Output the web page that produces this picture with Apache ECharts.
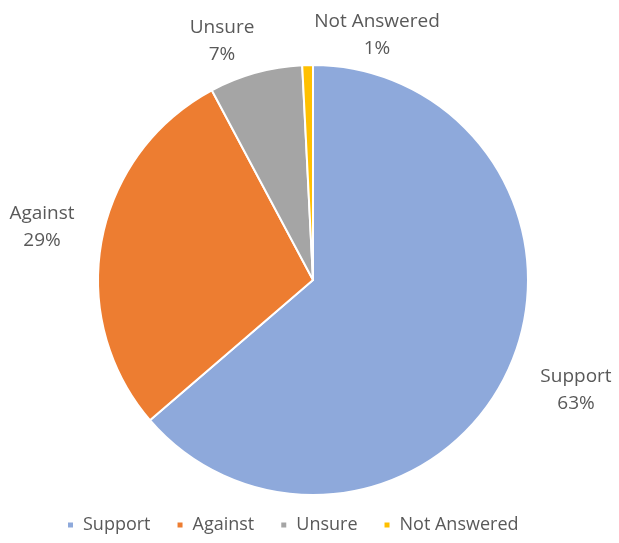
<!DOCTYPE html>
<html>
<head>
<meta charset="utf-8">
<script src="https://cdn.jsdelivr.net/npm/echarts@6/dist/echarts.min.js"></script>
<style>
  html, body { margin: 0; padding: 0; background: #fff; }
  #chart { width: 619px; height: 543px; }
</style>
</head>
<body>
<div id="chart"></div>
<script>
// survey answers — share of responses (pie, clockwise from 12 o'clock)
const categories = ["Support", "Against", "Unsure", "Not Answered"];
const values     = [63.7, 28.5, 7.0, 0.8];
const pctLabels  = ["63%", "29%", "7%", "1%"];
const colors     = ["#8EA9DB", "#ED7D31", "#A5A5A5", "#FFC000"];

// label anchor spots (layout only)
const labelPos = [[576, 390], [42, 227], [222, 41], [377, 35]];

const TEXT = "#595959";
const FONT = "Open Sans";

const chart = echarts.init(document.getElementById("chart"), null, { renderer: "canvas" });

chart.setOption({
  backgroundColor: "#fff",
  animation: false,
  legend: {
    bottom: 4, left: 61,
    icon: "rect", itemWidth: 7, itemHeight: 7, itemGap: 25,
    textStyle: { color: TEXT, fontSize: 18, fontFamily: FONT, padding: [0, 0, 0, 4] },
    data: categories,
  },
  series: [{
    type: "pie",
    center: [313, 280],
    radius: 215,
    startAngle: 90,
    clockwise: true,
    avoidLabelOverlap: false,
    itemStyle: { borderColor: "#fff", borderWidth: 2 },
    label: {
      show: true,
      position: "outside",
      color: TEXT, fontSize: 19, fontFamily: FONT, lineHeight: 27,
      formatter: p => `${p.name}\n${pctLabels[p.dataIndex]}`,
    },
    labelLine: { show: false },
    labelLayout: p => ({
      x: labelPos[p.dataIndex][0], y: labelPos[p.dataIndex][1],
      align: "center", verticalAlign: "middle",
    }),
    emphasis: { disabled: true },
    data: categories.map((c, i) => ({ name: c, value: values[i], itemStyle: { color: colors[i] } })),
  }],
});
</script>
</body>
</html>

········

Retype the data above exactly; pictures are not part of the copy.

Output the web page that produces this picture with Apache ECharts.
<!DOCTYPE html>
<html>
<head>
<meta charset="utf-8">
<script src="https://cdn.jsdelivr.net/npm/echarts@6/dist/echarts.min.js"></script>
<style>
  html, body { margin: 0; padding: 0; background: #fff; }
  #chart { width: 619px; height: 543px; }
</style>
</head>
<body>
<div id="chart"></div>
<script>
// survey answers — share of responses (pie, clockwise from 12 o'clock)
const categories = ["Support", "Against", "Unsure", "Not Answered"];
const values     = [63.7, 28.5, 7.0, 0.8];
const pctLabels  = ["63%", "29%", "7%", "1%"];
const colors     = ["#8EA9DB", "#ED7D31", "#A5A5A5", "#FFC000"];

// label anchor spots (layout only)
const labelPos = [[576, 390], [42, 227], [222, 41], [377, 35]];

const TEXT = "#595959";
const FONT = "Open Sans";

const chart = echarts.init(document.getElementById("chart"), null, { renderer: "canvas" });

chart.setOption({
  backgroundColor: "#fff",
  animation: false,
  legend: {
    bottom: 4, left: 61,
    icon: "rect", itemWidth: 7, itemHeight: 7, itemGap: 25,
    textStyle: { color: TEXT, fontSize: 18, fontFamily: FONT, padding: [0, 0, 0, 4] },
    data: categories,
  },
  series: [{
    type: "pie",
    center: [313, 280],
    radius: 215,
    startAngle: 90,
    clockwise: true,
    avoidLabelOverlap: false,
    itemStyle: { borderColor: "#fff", borderWidth: 2 },
    label: {
      show: true,
      position: "outside",
      color: TEXT, fontSize: 19, fontFamily: FONT, lineHeight: 27,
      formatter: p => `${p.name}\n${pctLabels[p.dataIndex]}`,
    },
    labelLine: { show: false },
    labelLayout: p => ({
      x: labelPos[p.dataIndex][0], y: labelPos[p.dataIndex][1],
      align: "center", verticalAlign: "middle",
    }),
    emphasis: { disabled: true },
    data: categories.map((c, i) => ({ name: c, value: values[i], itemStyle: { color: colors[i] } })),
  }],
});
</script>
</body>
</html>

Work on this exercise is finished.